* **SET EXERCISE**:
Your task is to give the listing below back word for word, pictures excluded.

* **DATA PROVIDED**:

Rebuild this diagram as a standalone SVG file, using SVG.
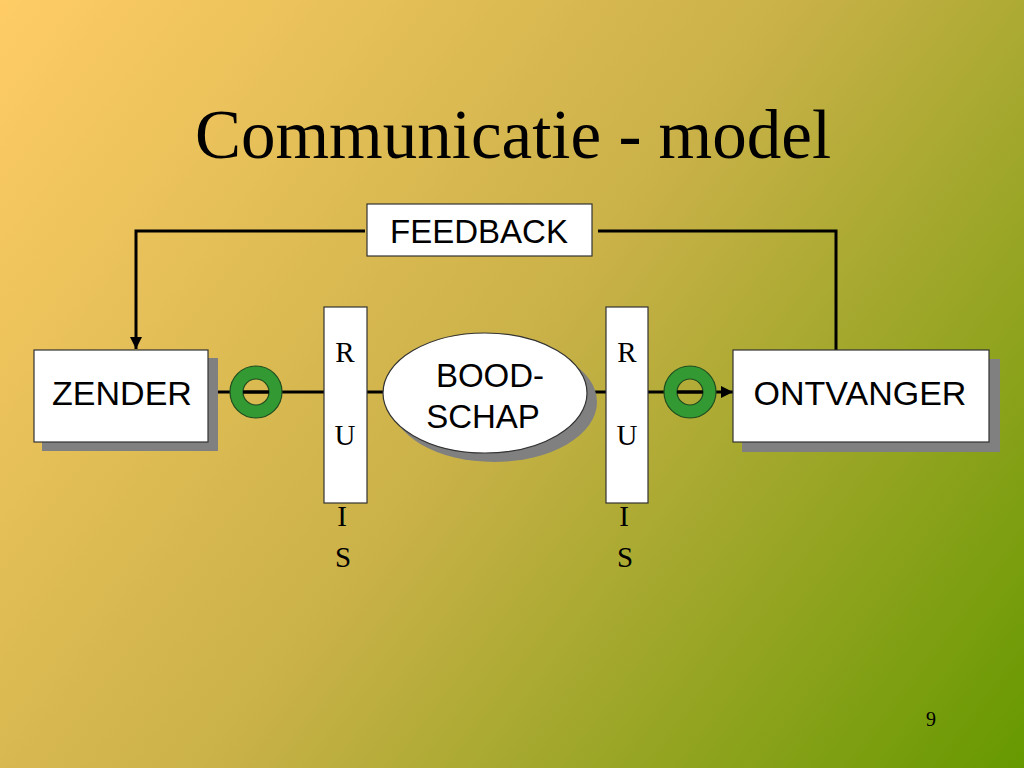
<svg xmlns="http://www.w3.org/2000/svg" width="1024" height="768" viewBox="0 0 1024 768">
<defs>
<linearGradient id="bg" gradientUnits="userSpaceOnUse" x1="0" y1="0" x2="1024" y2="768">
<stop offset="0" stop-color="#FFCC66"/>
<stop offset="0.5" stop-color="#C9B148"/>
<stop offset="1" stop-color="#669900"/>
</linearGradient>
<marker id="arr" viewBox="0 0 10 10" refX="10" refY="5" markerWidth="4" markerHeight="4" orient="auto" markerUnits="strokeWidth">
<path d="M0,0 L10,5 L0,10 z" fill="#000"/>
</marker>
<style>
.box{fill:#fff;stroke:#333;stroke-width:1.2}
.shadow{fill:#808080}
.ln{stroke:#000;stroke-width:3;fill:none}
.sans{font-family:"Liberation Sans",Arial,sans-serif;fill:#000}
.serif{font-family:"Liberation Serif","Times New Roman",serif;fill:#000}
.ring{fill:#339933;stroke:#1f4d1f;stroke-width:1.2;fill-rule:evenodd}
</style>
</defs>
<rect width="1024" height="768" fill="url(#bg)"/>
<text class="serif" x="513" y="158" font-size="69" text-anchor="middle">Communicatie - model</text>

<g id="connectors">
<polyline class="ln" points="836,350 836,231 598,231"/>
<polyline class="ln" points="365,231 136,231 136,349" marker-end="url(#arr)"/>
<line class="ln" x1="213" y1="392" x2="324" y2="392"/>
<line class="ln" x1="367" y1="392" x2="384" y2="392"/>
<line class="ln" x1="587" y1="392" x2="606" y2="392"/>
<line class="ln" x1="648" y1="392" x2="733" y2="392" marker-end="url(#arr)"/>
</g>

<g id="ring1"><path class="ring" d="M230,392 a26,26 0 1,0 52,0 a26,26 0 1,0 -52,0 z M243,392 a13,13 0 1,0 26,0 a13,13 0 1,0 -26,0 z"/><line class="ln" x1="243" y1="392" x2="269" y2="392"/></g>
<g id="ring2"><path class="ring" d="M664,392 a26,26 0 1,0 52,0 a26,26 0 1,0 -52,0 z M677,392 a13,13 0 1,0 26,0 a13,13 0 1,0 -26,0 z"/><line class="ln" x1="677" y1="392" x2="703" y2="392"/></g>

<g id="feedback">
<rect class="box" x="367" y="204" width="225" height="52"/>
<text class="sans" x="479" y="243" font-size="33" text-anchor="middle">FEEDBACK</text>
</g>

<g id="zender">
<rect class="shadow" x="42" y="358" width="176" height="93"/>
<rect class="box" x="34" y="350" width="174" height="92"/>
<text class="sans" x="122" y="405" font-size="34" text-anchor="middle">ZENDER</text>
</g>

<g id="ontvanger">
<rect class="shadow" x="742" y="359" width="258" height="93"/>
<rect class="box" x="733" y="350" width="256" height="92"/>
<text class="sans" x="860" y="405" font-size="34" text-anchor="middle">ONTVANGER</text>
</g>

<g id="boodschap">
<ellipse class="shadow" cx="494" cy="402" rx="103" ry="60"/>
<ellipse class="box" cx="485" cy="393" rx="102" ry="60"/>
<text class="sans" font-size="33" text-anchor="middle"><tspan x="490" y="387">BOOD-</tspan><tspan x="483" y="428">SCHAP</tspan></text>
</g>

<g id="ruis1">
<rect class="box" x="324" y="307" width="43" height="196"/>
<text class="serif" font-size="29" text-anchor="middle"><tspan x="345" y="362">R</tspan><tspan x="345" y="445">U</tspan><tspan x="342" y="526">I</tspan><tspan x="343" y="567">S</tspan></text>
</g>

<g id="ruis2">
<rect class="box" x="606" y="307" width="42" height="196"/>
<text class="serif" font-size="29" text-anchor="middle"><tspan x="627" y="362">R</tspan><tspan x="627" y="445">U</tspan><tspan x="624" y="526">I</tspan><tspan x="625" y="567">S</tspan></text>
</g>

<text class="serif" x="931" y="726" font-size="20" text-anchor="middle">9</text>
</svg>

* **SOLUTION TO THIS EXERCISE**:
Rebuild this diagram as a standalone SVG file, using SVG.
<svg xmlns="http://www.w3.org/2000/svg" width="1024" height="768" viewBox="0 0 1024 768">
<defs>
<linearGradient id="bg" gradientUnits="userSpaceOnUse" x1="0" y1="0" x2="1024" y2="768">
<stop offset="0" stop-color="#FFCC66"/>
<stop offset="0.5" stop-color="#C9B148"/>
<stop offset="1" stop-color="#669900"/>
</linearGradient>
<marker id="arr" viewBox="0 0 10 10" refX="10" refY="5" markerWidth="4" markerHeight="4" orient="auto" markerUnits="strokeWidth">
<path d="M0,0 L10,5 L0,10 z" fill="#000"/>
</marker>
<style>
.box{fill:#fff;stroke:#333;stroke-width:1.2}
.shadow{fill:#808080}
.ln{stroke:#000;stroke-width:3;fill:none}
.sans{font-family:"Liberation Sans",Arial,sans-serif;fill:#000}
.serif{font-family:"Liberation Serif","Times New Roman",serif;fill:#000}
.ring{fill:#339933;stroke:#1f4d1f;stroke-width:1.2;fill-rule:evenodd}
</style>
</defs>
<rect width="1024" height="768" fill="url(#bg)"/>
<text class="serif" x="513" y="158" font-size="69" text-anchor="middle">Communicatie - model</text>

<g id="connectors">
<polyline class="ln" points="836,350 836,231 598,231"/>
<polyline class="ln" points="365,231 136,231 136,349" marker-end="url(#arr)"/>
<line class="ln" x1="213" y1="392" x2="324" y2="392"/>
<line class="ln" x1="367" y1="392" x2="384" y2="392"/>
<line class="ln" x1="587" y1="392" x2="606" y2="392"/>
<line class="ln" x1="648" y1="392" x2="733" y2="392" marker-end="url(#arr)"/>
</g>

<g id="ring1"><path class="ring" d="M230,392 a26,26 0 1,0 52,0 a26,26 0 1,0 -52,0 z M243,392 a13,13 0 1,0 26,0 a13,13 0 1,0 -26,0 z"/><line class="ln" x1="243" y1="392" x2="269" y2="392"/></g>
<g id="ring2"><path class="ring" d="M664,392 a26,26 0 1,0 52,0 a26,26 0 1,0 -52,0 z M677,392 a13,13 0 1,0 26,0 a13,13 0 1,0 -26,0 z"/><line class="ln" x1="677" y1="392" x2="703" y2="392"/></g>

<g id="feedback">
<rect class="box" x="367" y="204" width="225" height="52"/>
<text class="sans" x="479" y="243" font-size="33" text-anchor="middle">FEEDBACK</text>
</g>

<g id="zender">
<rect class="shadow" x="42" y="358" width="176" height="93"/>
<rect class="box" x="34" y="350" width="174" height="92"/>
<text class="sans" x="122" y="405" font-size="34" text-anchor="middle">ZENDER</text>
</g>

<g id="ontvanger">
<rect class="shadow" x="742" y="359" width="258" height="93"/>
<rect class="box" x="733" y="350" width="256" height="92"/>
<text class="sans" x="860" y="405" font-size="34" text-anchor="middle">ONTVANGER</text>
</g>

<g id="boodschap">
<ellipse class="shadow" cx="494" cy="402" rx="103" ry="60"/>
<ellipse class="box" cx="485" cy="393" rx="102" ry="60"/>
<text class="sans" font-size="33" text-anchor="middle"><tspan x="490" y="387">BOOD-</tspan><tspan x="483" y="428">SCHAP</tspan></text>
</g>

<g id="ruis1">
<rect class="box" x="324" y="307" width="43" height="196"/>
<text class="serif" font-size="29" text-anchor="middle"><tspan x="345" y="362">R</tspan><tspan x="345" y="445">U</tspan><tspan x="342" y="526">I</tspan><tspan x="343" y="567">S</tspan></text>
</g>

<g id="ruis2">
<rect class="box" x="606" y="307" width="42" height="196"/>
<text class="serif" font-size="29" text-anchor="middle"><tspan x="627" y="362">R</tspan><tspan x="627" y="445">U</tspan><tspan x="624" y="526">I</tspan><tspan x="625" y="567">S</tspan></text>
</g>

<text class="serif" x="931" y="726" font-size="20" text-anchor="middle">9</text>
</svg>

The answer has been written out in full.